## Given task:
Skip the pictures. Set down, word for word, the lines from the start of the material up to and including the line with "import matplotlib.pyplot as plt".

◇ ◇ ◇

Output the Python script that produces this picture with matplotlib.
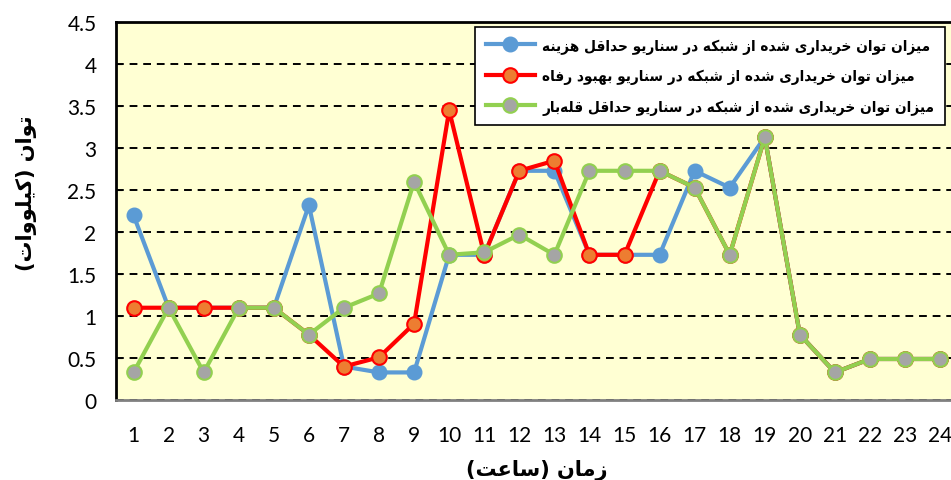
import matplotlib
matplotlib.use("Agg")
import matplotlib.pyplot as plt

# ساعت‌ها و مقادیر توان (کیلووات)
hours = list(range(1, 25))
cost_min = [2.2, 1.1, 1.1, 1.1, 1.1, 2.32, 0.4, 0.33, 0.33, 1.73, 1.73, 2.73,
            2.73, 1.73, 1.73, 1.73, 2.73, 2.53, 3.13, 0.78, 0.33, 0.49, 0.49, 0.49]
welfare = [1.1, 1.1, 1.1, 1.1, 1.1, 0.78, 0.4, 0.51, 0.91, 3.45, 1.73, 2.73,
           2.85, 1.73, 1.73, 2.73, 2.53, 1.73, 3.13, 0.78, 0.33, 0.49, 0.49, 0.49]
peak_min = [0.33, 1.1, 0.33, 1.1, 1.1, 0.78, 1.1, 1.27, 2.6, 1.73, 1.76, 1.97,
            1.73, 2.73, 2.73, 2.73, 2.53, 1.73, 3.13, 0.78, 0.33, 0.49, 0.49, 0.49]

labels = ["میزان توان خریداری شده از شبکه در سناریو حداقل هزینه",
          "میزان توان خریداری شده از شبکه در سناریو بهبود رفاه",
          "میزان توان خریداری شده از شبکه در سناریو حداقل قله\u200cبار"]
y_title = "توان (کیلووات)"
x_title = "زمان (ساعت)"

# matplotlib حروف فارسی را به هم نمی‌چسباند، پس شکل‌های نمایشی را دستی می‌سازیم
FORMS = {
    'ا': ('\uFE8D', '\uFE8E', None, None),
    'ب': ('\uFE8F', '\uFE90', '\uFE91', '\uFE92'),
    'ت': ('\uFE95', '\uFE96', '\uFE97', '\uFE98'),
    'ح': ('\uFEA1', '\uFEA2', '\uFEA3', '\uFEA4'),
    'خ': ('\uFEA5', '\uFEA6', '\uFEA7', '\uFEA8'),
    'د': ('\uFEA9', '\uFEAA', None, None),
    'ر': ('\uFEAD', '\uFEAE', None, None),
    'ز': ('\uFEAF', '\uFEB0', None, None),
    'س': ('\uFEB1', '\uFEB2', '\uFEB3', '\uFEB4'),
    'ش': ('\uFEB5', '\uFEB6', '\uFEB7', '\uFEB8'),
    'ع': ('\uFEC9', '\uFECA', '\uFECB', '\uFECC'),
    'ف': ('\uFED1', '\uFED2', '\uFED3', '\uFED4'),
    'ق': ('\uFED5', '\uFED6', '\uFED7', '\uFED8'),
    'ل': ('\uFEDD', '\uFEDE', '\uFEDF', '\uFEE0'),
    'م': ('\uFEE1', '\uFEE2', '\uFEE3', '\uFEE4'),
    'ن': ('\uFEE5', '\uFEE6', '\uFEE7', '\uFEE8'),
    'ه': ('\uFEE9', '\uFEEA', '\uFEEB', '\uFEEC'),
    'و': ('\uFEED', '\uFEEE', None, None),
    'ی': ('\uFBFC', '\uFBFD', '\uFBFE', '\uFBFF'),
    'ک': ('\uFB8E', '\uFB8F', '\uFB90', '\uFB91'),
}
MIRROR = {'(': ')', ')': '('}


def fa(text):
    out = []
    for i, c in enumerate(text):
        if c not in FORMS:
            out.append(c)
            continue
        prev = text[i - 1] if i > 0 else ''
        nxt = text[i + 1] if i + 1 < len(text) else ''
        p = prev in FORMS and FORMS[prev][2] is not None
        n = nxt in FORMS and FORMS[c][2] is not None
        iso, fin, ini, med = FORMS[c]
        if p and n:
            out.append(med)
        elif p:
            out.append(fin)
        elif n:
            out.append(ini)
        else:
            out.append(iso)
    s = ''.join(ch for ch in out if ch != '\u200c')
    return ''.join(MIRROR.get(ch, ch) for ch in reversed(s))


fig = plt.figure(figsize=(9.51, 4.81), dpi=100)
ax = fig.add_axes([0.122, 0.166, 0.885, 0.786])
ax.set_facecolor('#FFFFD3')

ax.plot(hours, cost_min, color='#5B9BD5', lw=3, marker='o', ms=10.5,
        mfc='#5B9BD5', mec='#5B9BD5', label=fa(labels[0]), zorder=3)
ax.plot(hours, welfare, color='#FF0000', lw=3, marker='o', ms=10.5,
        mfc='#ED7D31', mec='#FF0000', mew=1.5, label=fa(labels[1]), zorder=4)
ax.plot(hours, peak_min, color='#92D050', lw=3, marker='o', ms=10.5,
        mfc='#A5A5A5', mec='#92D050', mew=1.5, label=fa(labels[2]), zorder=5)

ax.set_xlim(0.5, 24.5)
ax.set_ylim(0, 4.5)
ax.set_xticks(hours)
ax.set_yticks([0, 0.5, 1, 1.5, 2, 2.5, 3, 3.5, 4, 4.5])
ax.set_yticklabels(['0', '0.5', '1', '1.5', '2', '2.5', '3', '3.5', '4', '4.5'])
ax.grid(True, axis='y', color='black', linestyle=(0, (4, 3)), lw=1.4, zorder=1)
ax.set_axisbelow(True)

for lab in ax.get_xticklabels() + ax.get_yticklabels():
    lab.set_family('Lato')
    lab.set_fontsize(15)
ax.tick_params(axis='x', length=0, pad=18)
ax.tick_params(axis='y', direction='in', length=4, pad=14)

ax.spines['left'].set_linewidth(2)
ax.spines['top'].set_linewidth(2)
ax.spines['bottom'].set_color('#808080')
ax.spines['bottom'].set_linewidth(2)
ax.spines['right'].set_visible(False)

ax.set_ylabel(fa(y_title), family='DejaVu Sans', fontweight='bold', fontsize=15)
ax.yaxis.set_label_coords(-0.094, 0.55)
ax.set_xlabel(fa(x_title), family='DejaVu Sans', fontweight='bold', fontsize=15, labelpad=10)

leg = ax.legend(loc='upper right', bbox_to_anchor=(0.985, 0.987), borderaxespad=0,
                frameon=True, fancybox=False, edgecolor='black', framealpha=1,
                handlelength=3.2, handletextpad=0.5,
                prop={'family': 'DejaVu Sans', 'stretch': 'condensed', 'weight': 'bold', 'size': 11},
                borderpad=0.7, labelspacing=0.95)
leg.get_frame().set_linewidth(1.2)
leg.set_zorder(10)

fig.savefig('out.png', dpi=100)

◇ ◇ ◇

## Answer to the exercise:
Output the Python script that produces this picture with matplotlib.
import matplotlib
matplotlib.use("Agg")
import matplotlib.pyplot as plt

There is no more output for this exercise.